The biggest US oil producer by volume on Monday said it would spend $16bn-$19bn next year and then $20bn-$25bn annually until 2025, down from an original budget of $30bn-$35bn.

The company said it would write off $17bn-$20bn worth of natural gas assets in western Canada, the US and Argentina — all of which will be removed from its development plan.

The latest cuts follow a harsh six months for the US oil industry and for Exxon in particular, a company that in the past embodied American corporate power. Once the most valuable company in the world, it is now worth less than local rival Chevron and has reported losses in every quarter this year.

Darren Woods, Exxon chief executive, said the “high-grading” of the company’s asset base — getting rid of underperforming assets and focusing on better ones — would improve profits “and rebuild balance sheet capacity to manage future commodity price cycles while working to maintain a reliable dividend”.

A target to double earnings by 2025 has been postponed until 2027.

Exxon said the moves would allow it to focus on core growth projects in the Permian Basin of New Mexico and Texas, deepwater developments in Guyana and Brazil and some chemicals developments.

The potential writedowns come little more than a decade after Exxon bought US natural gas producer XTO Energy for $41bn, a deal in which Exxon is considered to have vastly overpaid.

US oil recovery at mercy of Opec
Unlike European rivals such as Royal Dutch Shell and BP, Exxon has refused to cut its dividend, which was raised earlier in 2020 for the 37th straight year.

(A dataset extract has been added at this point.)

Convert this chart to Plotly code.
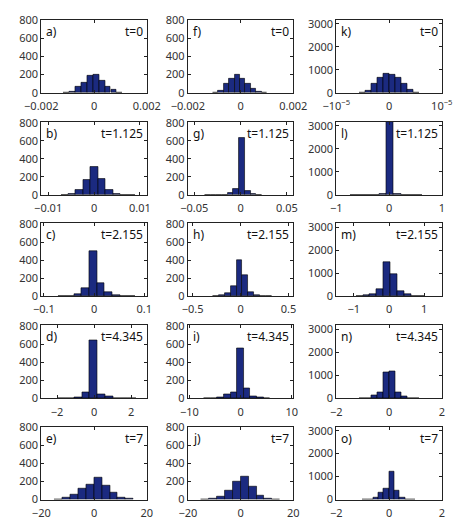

The oil major is convinced a strategy of continuing to increase oil and gas production will be rewarded by a recovery in the fuels’ prices as demand recovers and other supply growth slows because of under-investment in exploration and production activity.

Exxon has not officially changed its plans to increase production from less than 4m barrels a day now to 5m b/d by 2025, although growth in Permian output will probably be slower than envisaged.

The oil group reported a net loss of $680m in the three months to the end of September, down from a $3.2bn profit in the same period last year — its third consecutive quarterly loss.

The company is also in the process of cutting 14,000 jobs globally, or 15 per cent of its workforce, as part of its effort to reduce operating costs and protect its dividend.

Exxon’s share price is down by almost half since the start of the year.